Abstract

Renewed economic interest in iron oxide–apatite (IOA) deposits — containing tens to hundreds of millions of tonnes of Fe and substantial amounts of rare earth elements, P, Co and V — has emerged to supply the sustainable energy transition. However, the mechanisms that efficiently concentrate dense iron-rich minerals (for example, in ores up to ~90% magnetite) at the Earth’s near-surface are widely debated. In this Review, we discuss synergistic combinations of magmatic and hydrothermal iron-enrichment processes that can explain the available geochemical, petrological and geological IOA data. IOA deposits typically evolve from subduction-related water-rich and chlorine-rich intermediate magmas under a wide temperature range, almost spanning the whole igneous–hydrothermal spectrum (from ~1,000 to 300 °C).

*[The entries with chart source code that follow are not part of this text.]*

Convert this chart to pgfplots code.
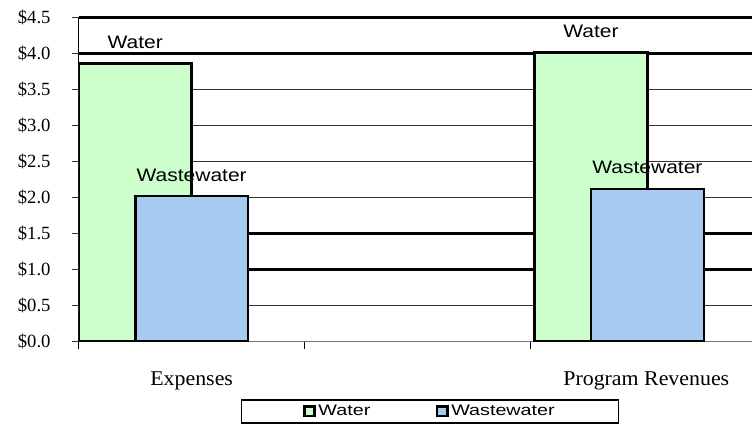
\documentclass[border=0pt]{standalone}
\usepackage{fontspec}
\usepackage{pgfplots}
\pgfplotsset{compat=1.18}
\setmainfont{Liberation Serif}
\newfontfamily\tnrplain{Liberation Serif}[FakeStretch=1.04]
\newfontfamily\arl{Liberation Sans}[FakeStretch=1.16]
\newfontfamily\arlL{Liberation Sans}[FakeStretch=1.29]
\definecolor{watergreen}{RGB}{204,255,204}
\definecolor{wwblue}{RGB}{166,202,240}
\begin{document}
\begin{tikzpicture}
\begin{axis}[
  name=ax,
  scale only axis,
  width=505.5pt, height=243.75pt,
  xmin=0, xmax=2.982, ymin=0, ymax=4.5,
  axis x line=bottom, axis y line=left,
  axis line style={-},
  x axis line style={black!55, line width=0.75pt},
  y axis line style={black, line width=0.75pt},
  ytick={0,0.5,1,1.5,2,2.5,3,3.5,4,4.5},
  yticklabel={\$\pgfmathprintnumber[fixed,fixed zerofill,precision=1,assume math mode=true]{\tick}},
  yticklabel style={font=\rmfamily\fontsize{14pt}{16pt}\selectfont, anchor=east, xshift=-12.5pt},
  ytick style={black!80, line width=0.75pt},
  tick align=outside,
  major tick length=5.25pt,
  ymajorgrids,
  grid style={black!80, line width=0.75pt},
  extra y ticks={1,1.5,4,4.5},
  extra y tick style={yticklabel=\empty, grid style={black, line width=2pt}, tick style={black, line width=2pt}},
  xtick={0,1,2},
  xticklabels={},
  xtick style={black, line width=0.75pt},
  extra x ticks={0.5,2.515},
  extra x tick labels={Expenses,Program Revenues},
  extra x tick style={major tick length=0pt, xticklabel style={font=\tnrplain\fontsize{15.8pt}{18pt}\selectfont, yshift=-18.75pt}},
  bar width=0.5,
  legend columns=2,
  legend style={at={(0.522,-0.215)}, anchor=center, draw=black, line width=1pt,
    font=\arlL\fontsize{11.5pt}{13pt}\selectfont, inner xsep=46pt, inner ysep=2pt,
    /tikz/every even column/.append style={column sep=47pt}},
  legend image code/.code={\draw[#1, line width=2.2pt] (0pt,-3.4pt) rectangle (7.6pt,3.4pt);},
  nodes near coords style={font=\arl\fontsize{13.6pt}{16pt}\selectfont, anchor=south, inner sep=0pt, yshift=10.2pt, text=black},
]
\addplot[ybar, bar shift=0pt, fill=watergreen, draw=black, line width=2pt, nodes near coords={Water}]
  coordinates {(0.25,3.86) (2.27,4.01)};
\addlegendentry{Water}
\addplot[ybar, bar shift=0pt, fill=wwblue, draw=black, line width=2pt, nodes near coords={Wastewater}]
  coordinates {(0.5,2.02) (2.52,2.12)};
\addlegendentry{Wastewater}
\end{axis}
\path ([xshift=-59.25pt,yshift=-61.7pt]ax.south west) rectangle ([yshift=13pt]ax.north east);
\end{tikzpicture}
\end{document}
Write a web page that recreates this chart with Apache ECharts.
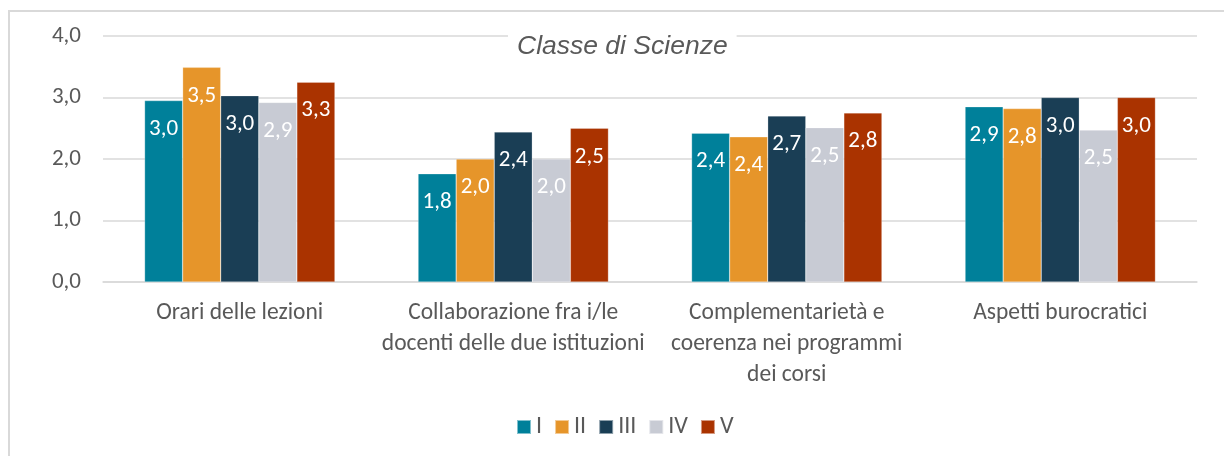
<!DOCTYPE html>
<html>
<head>
<meta charset="utf-8">
<style>
  html, body { margin: 0; padding: 0; background: #fff; }
  #chart { width: 1224px; height: 456px; }
</style>
<script src="https://cdn.jsdelivr.net/npm/echarts@6/dist/echarts.min.js"></script>
</head>
<body>
<div id="chart"></div>
<script>
// categorie (asse x) e serie I..V
const categories = [
  'Orari delle lezioni',
  'Collaborazione fra i/le\ndocenti delle due istituzioni',
  'Complementarietà e\ncoerenza nei programmi\ndei corsi',
  'Aspetti burocratici',
]
const seriesNames = ['I', 'II', 'III', 'IV', 'V']
const valuesI = [2.95, 1.76, 2.42, 2.85]
const valuesII = [3.49, 2.0, 2.36, 2.82]
const valuesIII = [3.03, 2.44, 2.7, 3.0]
const valuesIV = [2.92, 2.0, 2.51, 2.47]
const valuesV = [3.25, 2.5, 2.75, 3.0]
const yTicks = [0, 1, 2, 3, 4]

const COLORS = ['#00809a', '#e6952a', '#1a3e55', '#c8cbd4', '#aa3300']
const FONT = 'Carlito, Lato, sans-serif'
const fmt = (v) => v.toFixed(1).replace('.', ',')

const allValues = [valuesI, valuesII, valuesIII, valuesIV, valuesV]

const chart = echarts.init(document.getElementById('chart'))

chart.setOption({
  animation: false,
  graphic: [
    {
      type: 'rect',
      shape: { x: 9, y: 11, width: 1300, height: 500 },
      style: { fill: 'none', stroke: '#d9d9d9', lineWidth: 2 },
      z: -1,
    },
  ],
  title: {
    text: 'Classe di Scienze',
    left: 508,
    top: 30,
    padding: [2, 9],
    backgroundColor: '#fff',
    textStyle: {
      fontFamily: '"Liberation Sans", Arial, sans-serif',
      fontStyle: 'italic',
      fontWeight: 'normal',
      fontSize: 26.5,
      lineHeight: 30,
      color: '#595959',
    },
    z: 10,
  },
  legend: {
    left: 511,
    top: 410,
    itemWidth: 14,
    itemHeight: 14,
    itemGap: 12,
    icon: 'rect',
    textStyle: { fontFamily: FONT, fontSize: 24, color: '#595959' },
    data: seriesNames,
  },
  grid: { left: 103, right: 27, top: 36, bottom: 174 },
  xAxis: {
    type: 'category',
    data: categories,
    axisTick: { show: false },
    axisLine: { lineStyle: { color: '#d9d9d9', width: 1.5 } },
    axisLabel: {
      interval: 0,
      margin: 16,
      fontFamily: FONT,
      fontSize: 23.5,
      lineHeight: 31,
      color: '#595959',
    },
  },
  yAxis: {
    type: 'value',
    min: yTicks[0],
    max: yTicks[yTicks.length - 1],
    interval: 1,
    axisLine: { show: false },
    axisTick: { show: false },
    splitLine: { lineStyle: { color: '#d9d9d9', width: 1.5 } },
    axisLabel: {
      margin: 22,
      fontFamily: FONT,
      fontSize: 23,
      color: '#595959',
      formatter: (v) => fmt(v),
    },
  },
  series: seriesNames.map((name, i) => ({
    name,
    type: 'bar',
    data: allValues[i],
    barGap: '0%',
    barCategoryGap: '30.4%',
    itemStyle: { color: COLORS[i], borderColor: 'rgba(255,255,255,0.5)', borderWidth: 0.5 },
    label: {
      show: true,
      position: 'insideTop',
      distance: 17,
      fontFamily: FONT,
      fontSize: 23,
      color: '#fff',
      formatter: (p) => fmt(p.value),
    },
  })),
})
</script>
</body>
</html>
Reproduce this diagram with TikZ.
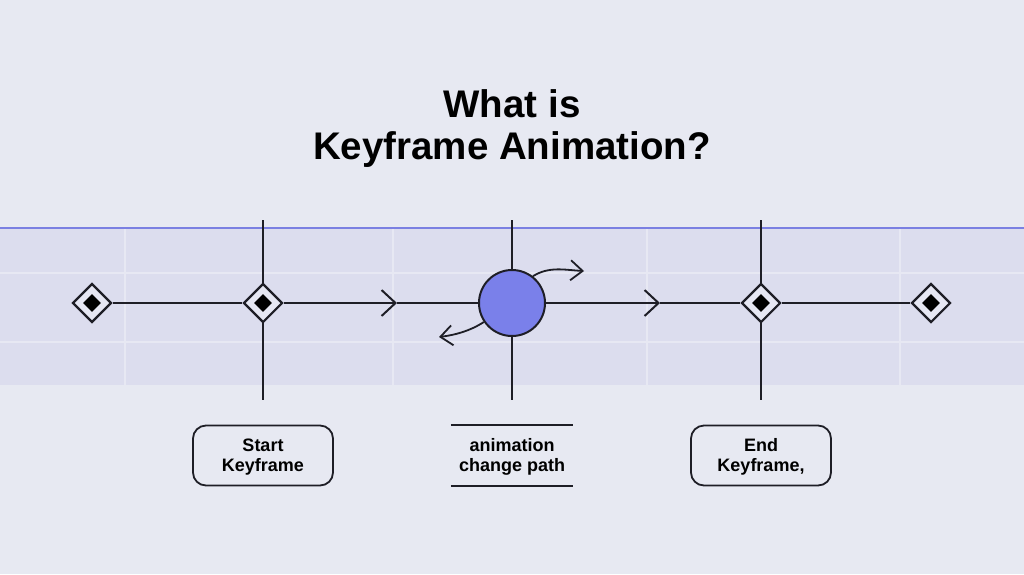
\documentclass[tikz,border=0pt]{standalone}
\usepackage{fontspec}
\setmainfont{Liberation Sans}
\usetikzlibrary{shapes.geometric,arrows.meta,positioning}
\definecolor{bgcol}{HTML}{E7E9F2}
\definecolor{bandcol}{HTML}{DCDDEE}
\definecolor{gridcol}{HTML}{E7E8F3}
\definecolor{topcol}{HTML}{7B80E2}
\definecolor{dotcol}{HTML}{7A80EA}
\definecolor{inkcol}{HTML}{1E1E26}
\tikzset{keyouter/.style={diamond,draw=inkcol,fill=bandcol!70!white,line width=2.2pt,minimum size=39pt,inner sep=0pt}}
\tikzset{keyinner/.style={diamond,fill=black,minimum size=18pt,inner sep=0pt}}
\tikzset{track/.style={draw=inkcol,line width=2pt}}
\tikzset{chevron/.style={-{Straight Barb[length=14pt,width=26pt]}}}
\tikzset{swirl/.style={draw=inkcol,line width=1.8pt,-{Straight Barb[length=12pt,width=20pt]}}}
\tikzset{labeltext/.style={align=center,font=\fontsize{18}{20}\selectfont\bfseries}}
\tikzset{labelbox/.style={labeltext,rectangle,rounded corners=13pt,draw=inkcol,line width=1.8pt,minimum width=140pt,minimum height=60pt}}
\tikzset{pathtext/.style={labeltext,rectangle,minimum width=122pt,minimum height=60pt}}

\begin{document}
\begin{tikzpicture}[x=1pt,y=-1pt]
\useasboundingbox (0,0) rectangle (1024,574);
\fill[bgcol] (0,0) rectangle (1024,574);
% timeline band
\fill[bandcol] (0,228) rectangle (1024,385);
\foreach \gx in {125,393,647,900}
	\draw[gridcol,line width=1.2pt] (\gx,229) -- (\gx,385);
\foreach \gy in {273,342}
	\draw[gridcol,line width=1.2pt] (0,\gy) -- (1024,\gy);
\draw[topcol,line width=1.5pt] (0,228) -- (1024,228);

\node (title) at (512,129) [align=center,font=\fontsize{38.5}{42}\selectfont\bfseries] {What is\\Keyframe Animation?};

% vertical markers
\foreach \vx in {263,512,761}
	\draw[track] (\vx,220) -- (\vx,400);

% keyframes
\node (keyA) [keyouter] at (92,303) {};
\node (keyB) [keyouter] at (263,303) {};
\node (circ) [circle,draw=inkcol,fill=dotcol,line width=2pt,minimum size=66pt,inner sep=0pt] at (512,303) {};
\node (keyC) [keyouter] at (761,303) {};
\node (keyD) [keyouter] at (931,303) {};
\foreach \k in {keyA,keyB,keyC,keyD}
	\node [keyinner] at (\k) {};

\coordinate (tipL) at (397,303);
\coordinate (tipR) at (660,303);
\draw[track] (keyA) -- (keyB);
\draw[track,chevron] (keyB) -- (tipL);
\draw[track] (tipL) -- (circ);
\draw[track,chevron] (circ) -- (tipR);
\draw[track] (tipR) -- (keyC);
\draw[track] (keyC) -- (keyD);

% motion arrows
\coordinate (swirlUp) at (584,271);
\coordinate (swirlDown) at (439,337);
\draw[swirl] (circ.52) .. controls (549,266) and (565,270) .. (swirlUp);
\draw[swirl] (circ.214) .. controls (470,331) and (455,335) .. (swirlDown);

% labels
\node (startBox) [labelbox] at (263,455.5) {};
\node [labeltext] at (263,457) {Start\\Keyframe};
\node (pathLbl) [pathtext] at (512,455.5) {};
\node [labeltext] at (512,457) {animation\\change path};
\draw[inkcol,line width=1.8pt] (pathLbl.north west) -- (pathLbl.north east);
\draw[inkcol,line width=1.8pt] (pathLbl.south west) -- (pathLbl.south east);
\node (endBox) [labelbox] at (761,455.5) {};
\node [labeltext] at (761,457) {End\\Keyframe,};
\end{tikzpicture}
\end{document}
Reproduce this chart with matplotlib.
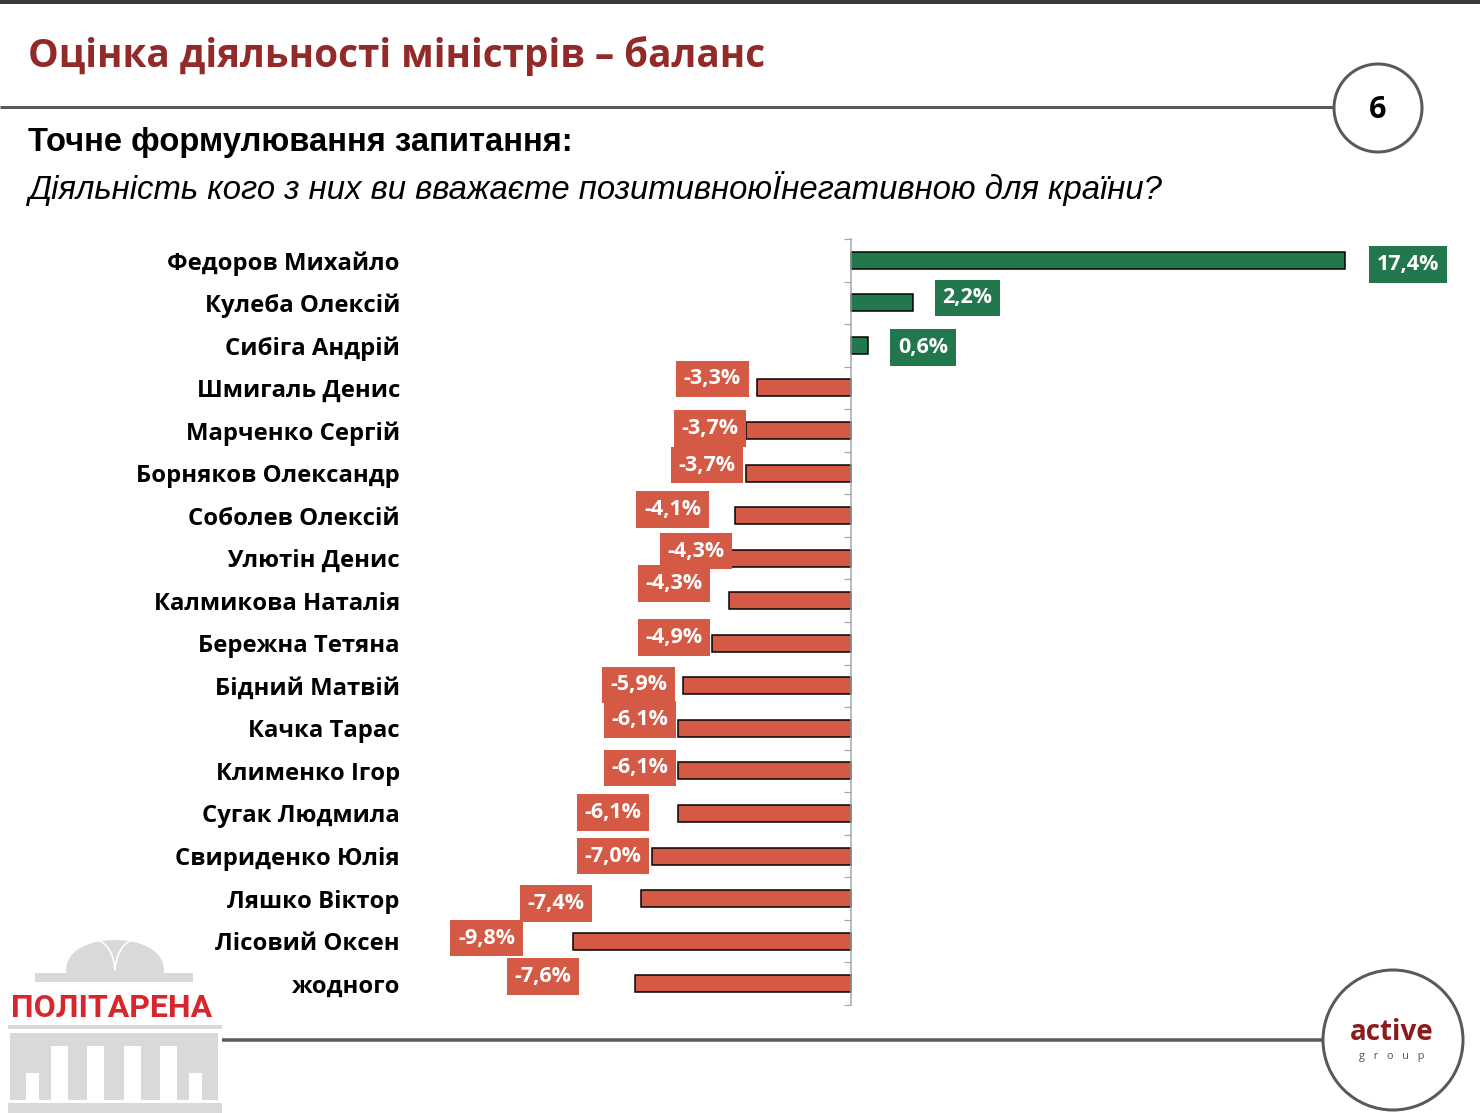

Magmatic–hydrothermal fluids could efficiently scavenge Fe from magmas to form large IOA deposits (>100 million tonnes of Fe), whereas crystal fractionation and liquid immiscibility processes might account for more minor Fe mineralization occurrences. Igneous magnetite crystallization, volatile exsolution and highly focused transport of Fe-rich hydrothermal fluids through the crust under extensional tectonic conditions could be key factors enabling concentration of dense magnetite minerals in the less-dense upper crust. Future research should target both fertile and barren mafic–intermediate magmatic suites for distinctive signatures diagnostic of metallogenic fertility, to help unravel the genetic linkage between IOA and iron oxide–copper–gold systems.